We also talked to her colleague, Alvin Chiang, consultant at Russell Reynolds Associates, who also co-authored the Leadership Succession within Family Businesses in Southeast Asia paper with Puranik. Chiang works with boards to enhance their concept of stewardship and position their companies for future success in order to achieve a balance between conforming with regulatory requirements and satisfying shareholder value enhancement to create good corporate governance.

What is the availability and willingness of the next generation to take over the family business?
Anu and Alvin: While many family business leaders hope that their families will continue to run the business, not all are able to find the right successor or even envision future generations being actively involved. The willingness of the next generation to take over their family business will vary from family to family. Several factors help shape this, such as the nature of the business, family culture and expectations, and even the extent of preparation and training given, to name a few. 

In addition, there are also external opportunities aplenty, and some next gens are clearly attracted to striking out on their own and making their mark – launching entrepreneurial ventures under the family name, in areas such as digital businesses or sustainability. There are also others who see it as a personal responsibility to carry on the family legacy and step up readily to take on the mantle of leadership.

While in the past, businesses tended to have a multi-generational view on legacy, what is now a recent shift is the nature of the legacy. It’s more about the family name and wealth rather than the actual business that is being considered for handover to the next gen. One of our interviewees clearly mentioned to us, “My kids would love to join the business, but I see too many in their generation trying to get in. It's a tough business and I would rather have them start something different so they can grow [rather] than get into the a family business which continues to be riddled with ownership conflict. I can fund their new age ventures.” Having said that, in most parts of the region, the next gen is also being groomed to take over from the previous generation, and are brought into strategic roles that can help them develop a strong perspective on the business very quickly.

How important is it to develop a timely and robust succession plan and pipeline?
Anu: Succession planning is always a sensitive topic, yet especially so for family enterprises. Nonetheless, a timely and robust succession plan is crucial as the stakes are high. Many family businesses fail at intergenerational transitions. Only 30 per cent of family businesses can be passed down to the second generation; 12 per cent can continue to the third generation; and only 3 per cent develop to the fourth generation or beyond.

Alvin: Fortune favours the prepared, as they say. And it is no different for family businesses. That few family businesses survive beyond three generations is often caused not so much by the lack of succession planning, but rather the robustness of it.

While it is important to acknowledge the sensitivities (especially with family in the picture), nonetheless there needs to be clarity about who should succeed (including the back-ups), what factors need to be considered for success, the developmental requirements of the identified individuals, as well as what feedback mechanisms are available for the current leadership to oversee the process. It is also important to engage and understand the desires of the next generation, and the role they see themselves playing in the business.

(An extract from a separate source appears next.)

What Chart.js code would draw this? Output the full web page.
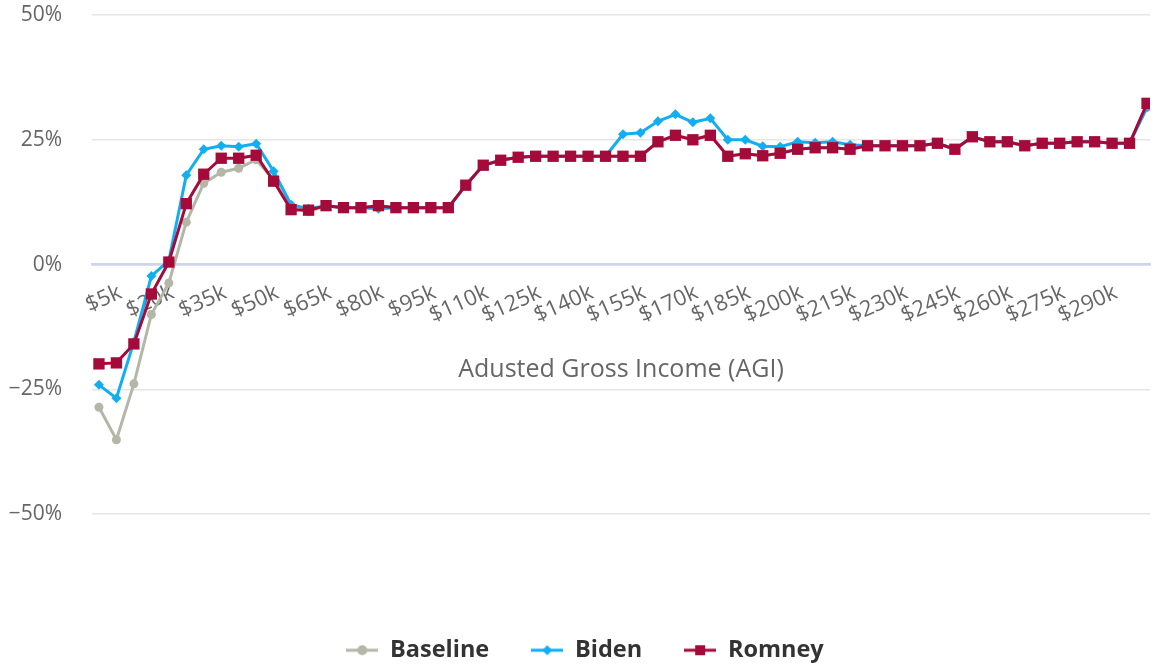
<!DOCTYPE html>
<html>
<head>
<meta charset="utf-8">
<script src="https://cdn.jsdelivr.net/npm/chart.js@4.4.1/dist/chart.umd.min.js"></script>
<style>
  html, body { margin: 0; padding: 0; background: #fff; }
  #wrap { width: 1158px; height: 668px; }
</style>
</head>
<body>
<div id="wrap"><canvas id="agiChart"></canvas></div>
<script>
// Income brackets ($k)
var incomes = [0, 5, 10, 15, 20, 25, 30, 35, 40, 45, 50, 55, 60, 65, 70, 75, 80, 85, 90, 95,
               100, 105, 110, 115, 120, 125, 130, 135, 140, 145, 150, 155, 160, 165, 170, 175, 180, 185, 190, 195,
               200, 205, 210, 215, 220, 225, 230, 235, 240, 245, 250, 255, 260, 265, 270, 275, 280, 285, 290, 295, 300];

// Labelled ticks
var xTickValues = [5, 20, 35, 50, 65, 80, 95, 110, 125, 140, 155, 170, 185, 200, 215, 230, 245, 260, 275, 290];
var yTickValues = [-50, -25, 0, 25, 50];

// Rates (%)
var baseline = [-28.6, -35.1, -23.9, -10.0, -3.7, 8.5, 16.3, 18.5, 19.3, 21.0,
                17.0, 11.5, 10.6, 11.8, 11.4, 11.4, 11.8, 11.4, 11.4, 11.4,
                11.4, 15.9, 19.9, 20.9, 21.5, 21.7, 21.7, 21.7, 21.7, 21.7,
                21.7, 21.7, 24.6, 25.9, 25.0, 25.9, 21.7, 22.2, 21.8, 22.3,
                23.1, 23.4, 23.4, 23.1, 23.8, 23.8, 23.8, 23.8, 24.3, 23.1,
                25.6, 24.6, 24.6, 23.8, 24.3, 24.3, 24.6, 24.6, 24.3, 24.3, 31.5];
var biden = [-24.1, -26.8, -15.5, -2.3, 0.8, 17.9, 23.1, 23.8, 23.6, 24.2,
             18.7, 12.0, 11.2, 11.8, 11.4, 11.4, 11.2, 11.4, 11.4, 11.4,
             11.4, 15.9, 19.9, 20.9, 21.5, 21.7, 21.7, 21.7, 21.7, 21.7,
             26.1, 26.4, 28.7, 30.1, 28.5, 29.3, 25.0, 25.0, 23.7, 23.6,
             24.6, 24.4, 24.6, 24.0, 23.8, 23.8, 23.8, 23.8, 24.3, 23.1,
             25.6, 24.6, 24.6, 23.8, 24.3, 24.3, 24.6, 24.6, 24.3, 24.3, 31.5];
var romney = [-19.9, -19.7, -15.9, -5.9, 0.5, 12.2, 18.1, 21.3, 21.3, 21.9,
              16.7, 11.0, 10.9, 11.8, 11.4, 11.4, 11.8, 11.4, 11.4, 11.4,
              11.4, 15.9, 19.9, 20.9, 21.5, 21.7, 21.7, 21.7, 21.7, 21.7,
              21.7, 21.7, 24.6, 25.9, 25.0, 25.9, 21.7, 22.2, 21.8, 22.3,
              23.1, 23.4, 23.4, 23.1, 23.8, 23.8, 23.8, 23.8, 24.3, 23.1,
              25.6, 24.6, 24.6, 23.8, 24.3, 24.3, 24.6, 24.6, 24.3, 24.3, 32.3];

Chart.defaults.font.family = "'Open Sans', sans-serif";

// small line + marker picture for the legend
function legendIcon(color, shape) {
    var c = document.createElement('canvas');
    c.width = 32;
    c.height = 16;
    var g = c.getContext('2d');
    g.strokeStyle = color;
    g.lineWidth = 3;
    g.beginPath();
    g.moveTo(0, 8);
    g.lineTo(32, 8);
    g.stroke();
    g.fillStyle = color;
    g.beginPath();
    if (shape === 'circle') {
        g.arc(16, 8, 5, 0, Math.PI * 2);
    } else if (shape === 'rectRot') {
        g.moveTo(16, 3); g.lineTo(21, 8); g.lineTo(16, 13); g.lineTo(11, 8); g.closePath();
    } else {
        g.rect(11, 3, 10, 10);
    }
    g.fill();
    return c;
}

function series(label, values, color, shape, radius, order) {
    return {
        label: label,
        data: values,
        borderColor: color,
        backgroundColor: color,
        pointBackgroundColor: color,
        pointBorderWidth: 0,
        pointStyle: shape,
        pointRadius: radius,
        borderWidth: 3,
        tension: 0,
        order: order
    };
}

// nudge the legend a little to the right, like the original
var legendShift = {
    id: 'legendShift',
    afterLayout: function(chart) {
        chart.legend.left += 6;
        chart.legend.right += 6;
    }
};

var ctx = document.getElementById('agiChart').getContext('2d');
var agiChart = new Chart(ctx, {
    type: 'line',
    data: {
        labels: incomes,
        datasets: [
            series('Baseline', baseline, '#b4b7a8', 'circle', 4.5, 3),
            series('Biden', biden, '#12aef2', 'rectRot', 5, 2),
            series('Romney', romney, '#a50b3a', 'rect', 8, 1)
        ]
    },
    plugins: [legendShift],
    options: {
        responsive: true,
        maintainAspectRatio: false,
        animation: false,
        layout: {
            padding: { top: 15, right: 0, bottom: -4, left: 0 }
        },
        scales: {
            x: {
                type: 'linear',
                position: { y: 0 },
                min: -1.99,
                max: 300.85,
                afterBuildTicks: function(scale) {
                    scale.ticks = xTickValues.map(function(v) { return { value: v }; });
                },
                ticks: {
                    autoSkip: false,
                    minRotation: 24,
                    maxRotation: 24,
                    padding: 7,
                    labelOffset: 4,
                    color: '#666666',
                    font: { size: 22 },
                    callback: function(v) { return '$' + v + 'k'; }
                },
                grid: { display: false },
                border: { color: '#ccd6eb', width: 2.5 },
                title: {
                    display: true,
                    text: 'Adusted Gross Income (AGI)',
                    color: '#666666',
                    font: { size: 25 },
                    padding: { top: 19, bottom: 0 }
                }
            },
            y: {
                min: -50,
                max: 50,
                afterFit: function(scale) {
                    scale.width = 92;
                    scale.paddingTop = 12;
                    scale.paddingBottom = 12;
                },
                afterBuildTicks: function(scale) {
                    scale.ticks = yTickValues.map(function(v) { return { value: v }; });
                },
                ticks: {
                    padding: 30,
                    color: '#666666',
                    font: { size: 21 },
                    callback: function(v) { return (v < 0 ? '\u2212' + Math.abs(v) : v) + '%'; }
                },
                grid: {
                    drawTicks: false,
                    lineWidth: 1.5,
                    color: function(c) { return c.tick && c.tick.value === 0 ? '#ccd6eb' : '#e6e6e6'; }
                },
                border: { display: false }
            }
        },
        plugins: {
            tooltip: { enabled: false },
            legend: {
                position: 'bottom',
                title: { display: true, text: '', padding: { top: 68, bottom: 0 } },
                labels: {
                    usePointStyle: true,
                    pointStyleWidth: 32,
                    padding: 42,
                    color: '#333333',
                    font: { size: 23.5, weight: 'bold' },
                    generateLabels: function(chart) {
                        return chart.data.datasets.map(function(ds, i) {
                            return {
                                text: ds.label,
                                pointStyle: legendIcon(ds.borderColor, ds.pointStyle),
                                fontColor: '#333333',
                                hidden: !chart.isDatasetVisible(i),
                                datasetIndex: i,
                                lineWidth: 0,
                                strokeStyle: 'rgba(0,0,0,0)',
                                fillStyle: 'rgba(0,0,0,0)'
                            };
                        });
                    }
                }
            }
        }
    }
});
</script>
</body>
</html>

If they express little interest in being part of it, then it becomes a business imperative for the current generation to start thinking about how external professionals can take this on.

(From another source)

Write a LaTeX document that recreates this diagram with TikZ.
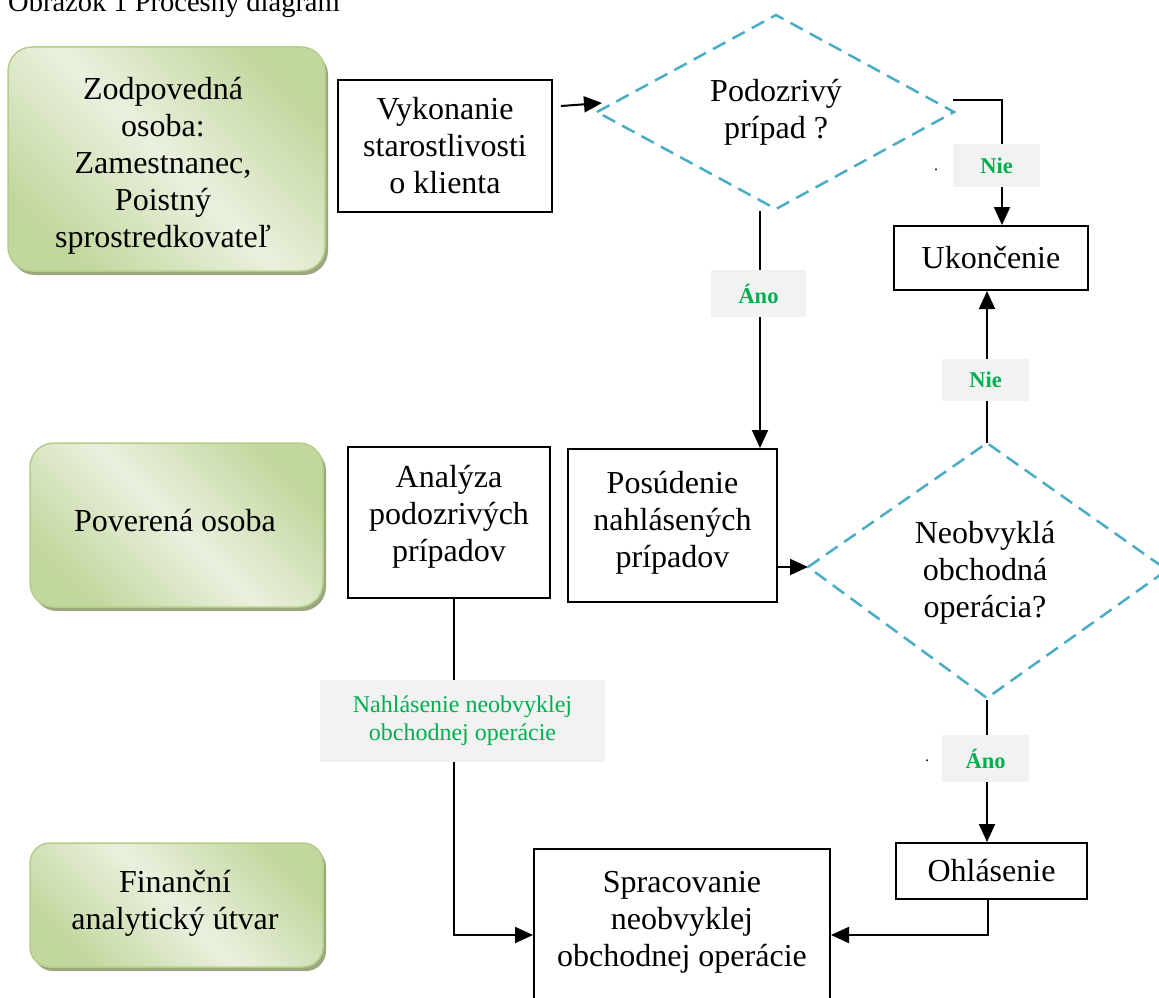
\documentclass[tikz,border=0pt]{standalone}
\usepackage{fontspec}
\setmainfont{Liberation Serif}
\usetikzlibrary{arrows.meta,shadows,calc}
\definecolor{diablue}{HTML}{4BACC6}
\definecolor{lblgreen}{HTML}{00B050}
\definecolor{lblbg}{HTML}{F2F2F2}
\definecolor{gdark}{HTML}{C2D79E}
\definecolor{glight}{HTML}{EAF0DE}
\definecolor{gborder}{HTML}{B5CE8A}
\definecolor{gshadow}{HTML}{9AA77F}
\tikzset{
  big/.style={font=\fontsize{32}{37}\selectfont},
  box/.style={draw=black, line width=2pt, rectangle, inner sep=0pt, align=center, big},
  gbox/.style={rounded corners=24pt, draw=gborder, line width=1.5pt,
    top color=gdark, bottom color=gdark, middle color=glight, shading angle=-45,
    align=center, big, inner sep=0pt,
    drop shadow={shadow xshift=3pt, shadow yshift=-4pt, fill=gshadow, opacity=1}},
  dia/.style={draw=diablue, line width=2.5pt, dash pattern=on 14pt off 8pt},
  conn/.style={draw=black, line width=2pt},
  arr/.style={conn, -{Triangle[length=18pt,width=16pt]}},
  lbl/.style={fill=lblbg, text=lblgreen, font=\fontsize{22.5}{26}\selectfont\bfseries, inner sep=0pt},
  lbltext/.style={fill=lblbg, text=lblgreen, font=\fontsize{24}{28}\selectfont, inner sep=0pt, align=center},
  txt/.style={align=center, big, inner sep=0pt},
  dotmark/.style={font=\fontsize{16}{16}\selectfont, inner sep=0pt, anchor=base},
}
\begin{document}
\begin{tikzpicture}[x=1pt, y=-1pt]
\useasboundingbox (0,0) rectangle (1159,998);
\fill[white] (0,0) rectangle (1159,998);

% title (cut off at the top edge, as in the reference)
\node[anchor=base west, font=\fontsize{28.5}{32}\selectfont, inner sep=0pt] (title) at (8,12) {Obrázok 1 Procesný diagram};

% green role boxes
\node[gbox, minimum width=317, minimum height=224] (g1) at (166.5,159) {};
\node[txt] (g1t) at (163,166) {Zodpovedná\\osoba:\\Zamestnanec,\\Poistný\\sprostredkovateľ};
\node[gbox, minimum width=293, minimum height=164] (g2) at (176.5,525) {};
\node[txt] (g2t) at (175,521) {Poverená osoba};
\node[gbox, rounded corners=20pt, minimum width=293, minimum height=124] (g3) at (176.5,905) {};
\node[txt] (g3t) at (175,903) {Finanční\\analytický útvar};

% process boxes
\node[box, minimum width=214, minimum height=132] (vyk) at (445,146) {Vykonanie\\starostlivosti\\o klienta};
\node[box, minimum width=194, minimum height=64] (uk) at (991,258) {Ukončenie};
\node[box, minimum width=202, minimum height=151] (ana) at (449,522.5) {};
\node[txt] (anat) at (449,517) {Analýza\\podozrivých\\prípadov};
\node[box, minimum width=209, minimum height=153] (pos) at (672.5,525.5) {};
\node[txt] (post) at (672.5,523) {Posúdenie\\nahlásených\\prípadov};
\node[box, minimum width=191, minimum height=56] (ohl) at (991.5,871) {Ohlásenie};
\node[box, minimum width=296, minimum height=160] (spr) at (682,929) {};
\node[txt] (sprt) at (682,922) {Spracovanie\\neobvyklej\\obchodnej operácie};

% decision 1
\coordinate (d1t) at (776,15);
\coordinate (d1r) at (954,112);
\coordinate (d1b) at (776,209);
\coordinate (d1l) at (597,112);
\draw[dia] (d1l) -- (d1t) -- (d1r) -- (d1b) -- cycle;
\node[txt] (d1) at (776,112) {Podozrivý\\prípad ?};

% decision 2
\coordinate (d2t) at (987,443);
\coordinate (d2r) at (1167,570);
\coordinate (d2b) at (987,698);
\coordinate (d2l) at (808,567);
\draw[dia] (d2l) -- (d2t) -- (d2r) -- (d2b) -- cycle;
\node[txt] (d2) at (985,573) {Neobvyklá\\obchodná\\operácia?};

% connector end points
\coordinate (d1in) at (602,103);
\coordinate (n1s) at (953,100);
\coordinate (a1s) at (760,211);

% connectors
\draw[arr] ([xshift=8pt,yshift=40pt]vyk.east) -- (d1in);
\draw[arr] (n1s) -| ([xshift=11pt]uk.north);
\draw[arr] (a1s) -- (a1s |- pos.north);
\draw[arr] (d2l -| pos.east) -- (d2l);
\draw[arr] (d2t) -- (d2t |- uk.south);
\draw[arr] ([yshift=-2pt]d2b) -- (d2b |- ohl.north);
\draw[arr] ([xshift=-3.5pt]ohl.south) |- ([yshift=-6pt]spr.east);
\draw[arr] ([xshift=5pt]ana.south) |- ([yshift=-6pt]spr.west);

% labels
\node[lbl, minimum width=87, minimum height=43] (nie1) at (996.5,165.5) {Nie};
\node[lbl, minimum width=95, minimum height=47] (ano1) at (758.5,293.5) {Áno};
\node[lbl, minimum width=87, minimum height=42] (nie2) at (985.5,380) {Nie};
\node[lbl, minimum width=87, minimum height=47] (ano2) at (985.5,758.5) {Áno};
\node[lbltext, minimum width=285, minimum height=82] (nahl) at (462.5,721) {Nahlásenie neobvyklej\\obchodnej operácie};

% stray dots
\node[dotmark] (dot1) at (936,170) {.};
\node[dotmark] (dot2) at (927,761) {.};
\end{tikzpicture}
\end{document}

Anu: The discussion, where perspectives might differ, often comes from the debate on what is critical going forward – is it about “preserving the core” or “building for the future,” with the former being typically associated with the previous generations. We see the reality somewhere in between the two, with both aspects needed to ensure continuity/sustainability of the business. It is thus critical that succession planning be done early rather than late in the process so that the older generation can prepare the new one with aspects of preserving and building to create a sustainably strong business model. 

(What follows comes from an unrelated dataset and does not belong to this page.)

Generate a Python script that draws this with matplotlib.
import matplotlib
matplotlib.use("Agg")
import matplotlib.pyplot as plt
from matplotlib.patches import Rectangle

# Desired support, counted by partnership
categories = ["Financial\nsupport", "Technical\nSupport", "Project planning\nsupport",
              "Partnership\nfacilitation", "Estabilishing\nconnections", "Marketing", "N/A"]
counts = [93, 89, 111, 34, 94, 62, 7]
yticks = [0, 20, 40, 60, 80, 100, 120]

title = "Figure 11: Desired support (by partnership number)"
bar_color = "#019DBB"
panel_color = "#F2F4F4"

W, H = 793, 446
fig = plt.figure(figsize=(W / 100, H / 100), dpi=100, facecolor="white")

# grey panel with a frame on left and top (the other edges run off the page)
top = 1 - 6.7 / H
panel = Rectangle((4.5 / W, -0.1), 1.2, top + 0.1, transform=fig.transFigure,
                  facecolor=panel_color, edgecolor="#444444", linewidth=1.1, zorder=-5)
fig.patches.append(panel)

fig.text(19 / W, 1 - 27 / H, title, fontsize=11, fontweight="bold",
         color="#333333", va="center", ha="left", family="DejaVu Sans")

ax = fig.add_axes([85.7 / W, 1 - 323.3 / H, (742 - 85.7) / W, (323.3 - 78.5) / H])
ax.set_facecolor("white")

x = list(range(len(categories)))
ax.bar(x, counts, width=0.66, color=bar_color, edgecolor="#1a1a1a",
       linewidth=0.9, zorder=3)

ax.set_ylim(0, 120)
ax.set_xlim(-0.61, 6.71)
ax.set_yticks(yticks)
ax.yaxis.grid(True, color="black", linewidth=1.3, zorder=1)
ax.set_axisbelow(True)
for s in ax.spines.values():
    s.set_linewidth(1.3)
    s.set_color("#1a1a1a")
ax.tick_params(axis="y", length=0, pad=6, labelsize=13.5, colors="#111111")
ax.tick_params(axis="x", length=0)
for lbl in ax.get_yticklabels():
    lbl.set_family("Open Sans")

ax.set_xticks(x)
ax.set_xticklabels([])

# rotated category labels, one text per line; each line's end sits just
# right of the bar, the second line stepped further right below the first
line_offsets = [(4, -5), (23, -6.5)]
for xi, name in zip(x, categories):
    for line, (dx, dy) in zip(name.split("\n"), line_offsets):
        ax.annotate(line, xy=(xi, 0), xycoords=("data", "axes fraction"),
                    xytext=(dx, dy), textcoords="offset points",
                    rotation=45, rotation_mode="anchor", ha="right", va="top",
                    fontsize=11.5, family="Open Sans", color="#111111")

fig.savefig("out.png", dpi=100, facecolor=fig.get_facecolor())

This helps them to be clear about their vision for both the business and the family.

A successful family business requires an effective system that transcends traditional corporate governance; one that can address complex family relationships, as well family interactions with business and other non-family shareholders. This family governance system seeks to prioritise stability and harmony within the family construct before pursuing business growth. Preserving core values across generations also plays an integral part in ensuring the family business’ legacy and its role in society. In successful family businesses, these values are documented in a family charter. By incorporating structure into how the family enterprise operates, owners are helping future generations anticipate more effectively and react better to the inevitable conflicts that will arise as both family and business transition and grow.

As the business matures and becomes increasingly complex, the family needs to come to a consensus on their role in it. This topic has to be revisited from time to time as the family grows.

Do they still wish to be actively managing it? Or do they see themselves more as stewards, serving as a non-executive director on the board?
Anu: Interestingly, family businesses have grey, rather than black and white lines separating the business from the family. This can be more accentuated by the vision which can get tough if it is different for both. Aligning both early is crucial and the head of the family and/or the business plays a critical role in managing these. When business decisions are taken at the dinner table, it often blurs the lines between family and business. Similarly, when the goals of a family are not aligned with those of the business, its purpose and outcomes, there is a conflict that needs to be managed.

How can they professionalise the business beyond the family?
Anu: Families who have mastered leadership succession often start the process of professionalising their business by embedding formal governance structures, potentially involving leaders from outside the family. From our studies of family businesses enduring beyond third generation leadership, these successful family businesses have reached a point where the family must stop functioning as though the business is there to serve them, and instead allow the business to attract non-family talent and develop products and services that can compete in an increasingly global marketplace. For this to happen, families need to become comfortable with the notion that executive leadership need not come from their own ranks. They must ensure that family leaders and non-family executives are accountable.

Alvin: Many think that the solution is to simply bring professionals into the business, but that does not guarantee success. Organisational culture and mindset are just as important and should not be neglected. It is essential to understand that what created the business in its present form may not necessarily see it through to the future. Traditional practices might need to be changed. What used to be discussed over the dinner table now needs to be formally addressed through governance mechanisms such as board meetings, to consider conflicts of interest for example.

Anu: Often professionals are brought in to trigger change with the expectation that they will come in and start looking and behaving like "us." Anyone who doesn’t fit the mould is often seen as rigid and rejected by the system. The system, which in this case is the family’s rigidity, is never questioned. For the right fit, the individual and the environment both need to adjust. This is the same for corporates and families, but in the case of corporate organisations, there are enough processes and systems to support a greater leeway. However, in a family-owned business, if the trust is not built, it almost never works! Another important aspect that professionals need to be very clear on is their role, vis a vis the family.

Here, the family ties are extremely strong and unified against any outsiders and so professionals, unless they marry into the family, are typically seen as caretakers of the business for the next generation, no matter how close they get to the family. Knowing this, professionals also need to be extremely clear on where they stand and operate. This also translates into a very high EQ, low ego, and high humility profile for successful professionals in family businesses. Once the family business has crossed the third or fourth generation successfully, there is a big shift and professionals tend to work in a more corporate-like environment with strong governance, accountability, and meritocracy-based visibility.